ThmDex – An index of mathematical definitions, results, and conjectures.
Result R1369 on D1719: Expectation
Subresult of R1368: Jensen's inequality
Jensen's inequality for expectation

Let $P = (\Omega, \mathcal{F}, \mathbb{P})$ be a D1159: Probability space such that
 (i) $(a, b) \subseteq [-\infty, \infty]$ is an D5146: Open basic interval (ii) $X : \Omega \to (a, b)$ is a D3161: Random real number on $P$ (iii) $$\mathbb{E} |X| < \infty$$
Let $\varphi : (a, b) \to \mathbb{R}$ be a D5606: Subconvex real function.

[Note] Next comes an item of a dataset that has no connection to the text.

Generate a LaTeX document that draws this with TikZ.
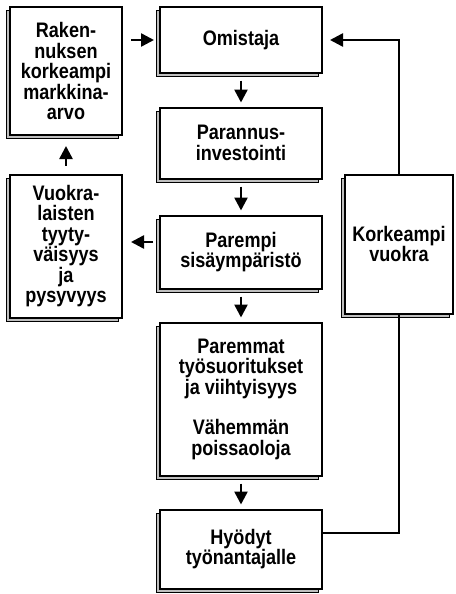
\documentclass[tikz,border=0pt]{standalone}
\usepackage{fontspec}
\setmainfont[FakeStretch=0.86]{Liberation Sans}
\usepackage{tikz}
\usetikzlibrary{arrows.meta,shadows}

\tikzset{
  box/.style={draw=black, fill=white, line width=2pt, align=center,
    inner sep=2pt, font=\bfseries\fontsize{21}{20.5}\selectfont,
    general shadow={shadow xshift=-3.5pt, shadow yshift=-3.5pt,
      fill=gray!50, draw=black, line width=1pt}},
  arr/.style={line width=2.5pt, -{Triangle[length=13pt,width=13pt]}},
  link/.style={line width=2.2pt}
}

\begin{document}
\begin{tikzpicture}[x=1pt,y=-1pt]
\useasboundingbox (0,0) rectangle (455,594);

\node (omistaja) [box, minimum width=162pt, minimum height=65pt] at (241,40) {Omistaja};
\node (parannus) [box, minimum width=162pt, minimum height=71pt] at (241,143) {Parannus-\\investointi};
\node (parempi) [box, minimum width=162pt, minimum height=73pt] at (241,252) {Parempi\\sisäympäristö};
\node (paremmat) [box, minimum width=162pt, minimum height=153pt] at (241,399) {Paremmat\\työsuoritukset\\ja viihtyisyys\\[20pt]Vähemmän\\poissaoloja};
\node (hyodyt) [box, minimum width=162pt, minimum height=79pt] at (241,549) {Hyödyt\\työnantajalle};

\node (rakennus) [box, minimum width=112pt, minimum height=128pt] at (66,71) {Raken-\\nuksen\\korkeampi\\markkina-\\arvo};
\node (vuokralaiset) [box, minimum width=112pt, minimum height=143pt] at (66,246) {Vuokra-\\laisten\\tyyty-\\väisyys\\ja\\pysyvyys};

\node (vuokra) [box, minimum width=108pt, minimum height=139pt] at (399,244) {Korkeampi\\vuokra};

% main chain
\draw [arr, shorten <=7pt, shorten >=4pt] (omistaja.south) -- (parannus.north);
\draw [arr, shorten <=7pt, shorten >=4pt] (parannus.south) -- (parempi.north);
\draw [arr, shorten <=7pt, shorten >=4pt] (parempi.south) -- (paremmat.north);
\draw [arr, shorten <=7pt, shorten >=4pt] (paremmat.south) -- (hyodyt.north);

% left side
\draw [arr, shorten <=6pt, shorten >=8pt] (parempi.west |- 0,242) -- (vuokralaiset.east |- 0,242);
\draw [arr, shorten <=8pt, shorten >=10pt] (vuokralaiset.north) -- (rakennus.south);
\draw [arr, shorten <=8pt, shorten >=5pt] (rakennus.east |- omistaja.west) -- (omistaja.west);

% feedback loop
\draw [link] ([yshift=16pt]hyodyt.east) -| (vuokra.south);
\draw [arr, shorten >=7pt] (vuokra.north) |- (omistaja.east);
\end{tikzpicture}
\end{document}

Then $$\varphi(\mathbb{E} X) \leq \mathbb{E} \varphi(X)$$
Proofs
Proof 0
Let $P = (\Omega, \mathcal{F}, \mathbb{P})$ be a D1159: Probability space such that
 (i) $(a, b) \subseteq [-\infty, \infty]$ is an D5146: Open basic interval (ii) $X : \Omega \to (a, b)$ is a D3161: Random real number on $P$ (iii) $$\mathbb{E} |X| < \infty$$
Let $\varphi : (a, b) \to \mathbb{R}$ be a D5606: Subconvex real function.
This result is a particular case of R1368: Jensen's inequality. $\square$